The policeman blew his whistle and stepped back onto the stool. His colleague flashed the room lights on and off.
“Ok! That’s it!” the policeman shouted. “This is descending into a Public Order violation.”
The tussles were gradually broken up. Small groups faced each other off.
The policeman addressed Bellingham-Smythe and Merlin. “Can I suggest that the organisers set up something more orderly? Maybe take this forward through other channels? If you’re in agreement, I move that we adjourn.”
Bellingham-Smythe raised his hands in the air.
“Ok everyone. Thanks to you all for coming at such short notice. Please can you follow the officer’s instructions and leave in an orderly fashion? I’ll make a full prospectus available at the Town Hall.”
He turned to the editor of the newspaper.
“Peter, maybe we can get something in the Herald?”
“Of course. I’ll provide a main feature and follow-up.”
“That would be great, thanks. I'll be in touch.”
Above the scraping of chairs and hum of voices he thanked the room one last time.
The policeman was on his stool again.
“Any scuffles outside and there’ll be arrests. On your way, please. No hanging around on the beach. I want this area cleared.”
The crowd began filing out of the room.
Outside, two police vans were parked conspicuously by the beach exit.
At the bottom of the clubhouse steps, a tall middle-aged man wearing a suit and brogues approached Arthur.

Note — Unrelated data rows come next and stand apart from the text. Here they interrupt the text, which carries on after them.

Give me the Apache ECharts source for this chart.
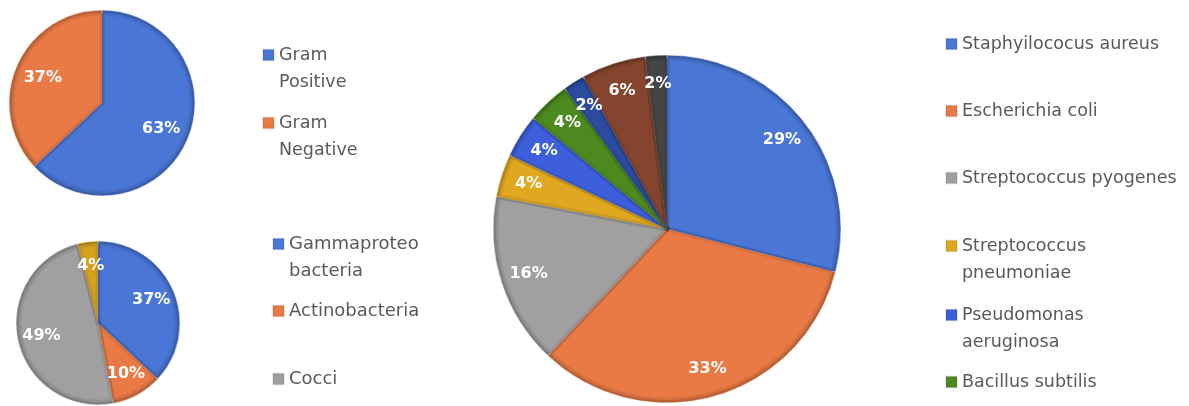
<!DOCTYPE html>
<html><head><meta charset="utf-8">
<script src="https://cdn.jsdelivr.net/npm/echarts@6/dist/echarts.min.js"></script>
<style>html,body{margin:0;padding:0;background:#fff}#c{width:1189px;height:406px}</style>
</head><body><div id="c"></div>
<script>
const gramNames = ['Gram Positive', 'Gram Negative'];
const gramValues = [63, 37];
const classNames = ['Gammaproteobacteria', 'Actinobacteria', 'Cocci', 'Others'];
const classValues = [37, 10, 49, 4];
const speciesNames = ['Staphyilococus aureus', 'Escherichia coli', 'Streptococcus pyogenes',
  'Streptococcus pneumoniae', 'Pseudomonas aeruginosa', 'Bacillus subtilis',
  'Species 7', 'Species 8', 'Species 9'];
const speciesValues = [29, 33, 16, 4, 4, 4, 2, 6, 2];
const legendBreaks = {
  'Gram Positive': 'Gram\nPositive',
  'Gram Negative': 'Gram\nNegative',
  'Gammaproteobacteria': 'Gammaproteo\nbacteria',
  'Streptococcus pneumoniae': 'Streptococcus\npneumoniae',
  'Pseudomonas aeruginosa': 'Pseudomonas\naeruginosa'
};

const gramColors = ['#4A77D6', '#E97A45'];
const classColors = ['#4A77D6', '#E97A45', '#A0A0A0', '#D6A21E'];
const speciesColors = ['#4A77D6', '#E97A45', '#A0A0A0', '#E0A820', '#3D5FDB', '#4C8A1F', '#2B4C9E', '#84442E', '#454545'];

const FONT = '"DejaVu Sans", sans-serif';
const LH = 27;

function darken(hex, k) {
  const n = parseInt(hex.slice(1), 16);
  const r = Math.round(((n >> 16) & 255) * k), g = Math.round(((n >> 8) & 255) * k), b = Math.round((n & 255) * k);
  return 'rgb(' + r + ',' + g + ',' + b + ')';
}

function toData(names, values, colors) {
  return names.map((n, i) => ({ name: n, value: values[i], itemStyle: colors ? { color: colors[i] } : undefined }));
}

function pieSeries(names, values, colors, center, r, r0label, inset) {
  return [
    { // main slices (first: provides legend colours)
      type: 'pie', center: center, radius: [0, r - inset], startAngle: 90, clockwise: true, z: 3,
      data: toData(names, values, colors),
      itemStyle: { borderColor: 'rgba(0,0,0,0.08)', borderWidth: 5, borderJoin: 'round' },
      label: { show: false }, labelLine: { show: false }, silent: true
    },
    { // darker rim underneath
      type: 'pie', center: center, radius: [0, r], startAngle: 90, clockwise: true, z: 2,
      data: toData(names, values, colors.map(c => darken(c, 0.87))),
      itemStyle: { borderColor: 'rgba(255,255,255,0.55)', borderWidth: 1 },
      label: { show: false }, labelLine: { show: false }, silent: true
    },
    { // labels
      type: 'pie', center: center, radius: [r0label, r], startAngle: 90, clockwise: true, z: 4,
      avoidLabelOverlap: false, labelLayout: { hideOverlap: false },
      data: toData(names, values, null),
      itemStyle: { color: 'rgba(0,0,0,0)', borderWidth: 0 },
      label: { show: true, position: 'inside', formatter: '{c}%', color: '#fff',
        fontFamily: FONT, fontWeight: 'bold', fontSize: 16 },
      labelLine: { show: false }, silent: true
    }
  ];
}

const legendLayout = [
  { names: gramNames.slice(0, 2), left: 262, centers: [55, 123], size: 17.5 },
  { names: classNames.slice(0, 3), left: 272, centers: [244, 311, 379], size: 18 },
  { names: speciesNames.slice(0, 6), left: 945, centers: [44, 111, 178, 246, 315, 382], size: 17.5 }
];

const legends = [];
legendLayout.forEach(g => {
  g.names.forEach((n, i) => {
    const multi = !!legendBreaks[n];
    legends.push({
      data: [n], left: g.left, top: g.centers[i] - (multi ? 1.5 * LH : 0.5 * LH),
      padding: 0, itemWidth: 11, itemHeight: 11, icon: 'rect', selectedMode: false,
      formatter: name => legendBreaks[name] ? '\n' + legendBreaks[name] : name,
      textStyle: { fontFamily: FONT, fontSize: g.size, color: '#595959', lineHeight: LH }
    });
  });
});

const chart = echarts.init(document.getElementById('c'), null, { renderer: 'canvas' });
chart.setOption({
  animation: false,
  backgroundColor: '#fff',
  legend: legends,
  series: [
    ...pieSeries(gramNames, gramValues, gramColors, [102, 103], 93, 30, 3),
    ...pieSeries(classNames, classValues, classColors, [98, 323], 82, 28, 3),
    ...pieSeries(speciesNames, speciesValues, speciesColors, [667, 229], 174, 111, 3)
  ]
});
</script>
</body></html>
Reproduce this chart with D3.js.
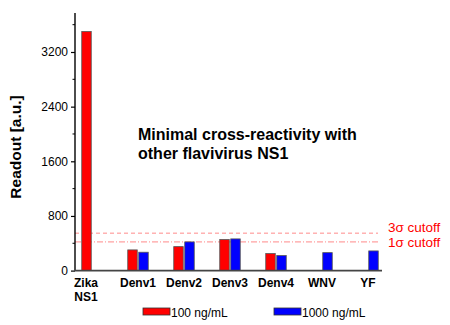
<!DOCTYPE html>
<html><head><meta charset="utf-8">
<script src="https://cdn.jsdelivr.net/npm/d3@7"></script>
<style>body{margin:0;background:#fff}svg{display:block;font-family:"Liberation Sans",Arial,sans-serif}</style>
</head><body><svg id="c" width="450" height="325"></svg>
<script>
const categories = ["Zika NS1","Denv1","Denv2","Denv3","Denv4","WNV","YF"];
const series = ["100 ng/mL","1000 ng/mL"];
const low = [3500, 303, 351, 454, 249, null, null];
const high = [null, 269, 420, 464, 220, 263, 288];
const cutoffs = [{label:"3σ cutoff", value:548, dash:"4,3"}, {label:"1σ cutoff", value:420, dash:"6,2,1,2"}];
const yTicks = [0, 800, 1600, 2400, 3200];
const yMinor = [400, 1200, 2000, 2800, 3600];
const colors = ["#ff0000", "#0000ff"];

const svg = d3.select("#c");
const x0 = 75, x1 = 382, yBase = 270.6, yTop = 13;
const x = d3.scaleBand().domain(categories).range([69, 391]).paddingInner(0).paddingOuter(0);
const y = d3.scaleLinear().domain([0, 3200]).range([yBase, 52]);

// cutoff lines
cutoffs.forEach(c => {
  svg.append("line").attr("x1", x0).attr("x2", 378).attr("y1", y(c.value)).attr("y2", y(c.value))
    .attr("stroke", "#ff8a8a").attr("stroke-width", 1).attr("stroke-dasharray", c.dash);
});
svg.append("text").attr("x", 388).attr("y", y(548)-1.5).attr("fill", "#ff0000").attr("font-size", 13.5).text(cutoffs[0].label);
svg.append("text").attr("x", 388).attr("y", y(420)+5).attr("fill", "#ff0000").attr("font-size", 13.5).text(cutoffs[1].label);

// bars
const bw = 9.5, gap = 1.5;
[low, high].forEach((vals, si) => {
  svg.append("g").selectAll("rect").data(categories.map((c, i) => ({c, v: vals[i]})).filter(d => d.v != null))
    .join("rect")
    .attr("x", d => x(d.c) + x.bandwidth()/2 + (si === 0 ? -gap/2 - bw : gap/2))
    .attr("y", d => y(d.v)).attr("width", bw).attr("height", d => yBase - y(d.v))
    .attr("fill", colors[si]).attr("stroke", "#555").attr("stroke-width", 0.8);
});

// y axis
const ax = svg.append("g").attr("transform", `translate(${x0},0)`)
  .call(d3.axisLeft(y).tickValues(yTicks).tickFormat(d3.format("d")).tickSize(4).tickSizeOuter(0).tickPadding(3));
ax.select(".domain").remove();
ax.selectAll("text").attr("font-size", 12).attr("font-family", "'Liberation Sans', Arial, sans-serif").attr("fill", "#000");
ax.selectAll("line").attr("stroke", "#000").attr("stroke-width", 1.2);
svg.append("g").selectAll("line").data(yMinor).join("line")
  .attr("x1", x0-2.5).attr("x2", x0).attr("y1", d => y(d)).attr("y2", d => y(d)).attr("stroke", "#000").attr("stroke-width", 1);
svg.append("line").attr("x1", x0).attr("x2", x0).attr("y1", yTop).attr("y2", yBase).attr("stroke", "#000").attr("stroke-width", 1.4);
svg.append("line").attr("x1", x0-0.7).attr("x2", x1).attr("y1", yBase).attr("y2", yBase).attr("stroke", "#444").attr("stroke-width", 1.8);

// x labels
categories.forEach(c => {
  const parts = c.split(" ");
  const cx = x(c) + x.bandwidth()/2 + (c === "Zika NS1" ? -6 : 0);
  const t = svg.append("text").attr("text-anchor", "middle").attr("font-size", 12).attr("font-weight", "bold").attr("fill", "#000");
  parts.forEach((p, i) => t.append("tspan").attr("x", cx).attr("y", 287 + i*14).text(p));
});

// y title
svg.append("text").attr("transform", "translate(21,147) rotate(-90)").attr("text-anchor", "middle")
  .attr("font-size", 15.5).attr("font-weight", "bold").text("Readout [a.u.]");

// annotation
svg.append("text").attr("x", 138).attr("y", 140).attr("font-size", 16).attr("font-weight", "bold").text("Minimal cross-reactivity with");
svg.append("text").attr("x", 138).attr("y", 158.5).attr("font-size", 16).attr("font-weight", "bold").text("other flavivirus NS1");

// legend
const lx = [143, 274];
series.forEach((s, i) => {
  svg.append("rect").attr("x", lx[i]).attr("y", 308).attr("width", 27).attr("height", 7).attr("fill", colors[i]).attr("stroke", "#333").attr("stroke-width", 0.8);
  svg.append("text").attr("x", lx[i] + 28).attr("y", 316.5).attr("font-size", 12).text(s);
});
</script></body></html>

“I don’t know who you are, but you’re bang-on about people losing their rights. They’ll never get them back.”
Arthur looked at him in silence and nodded.
The man smiled warmly, then turned and walked to his car.
Several men loitering within earshot agreed. A few stopped to shake hands. Everyone else dispersed quickly to their cars or walked in small groups past the police vans.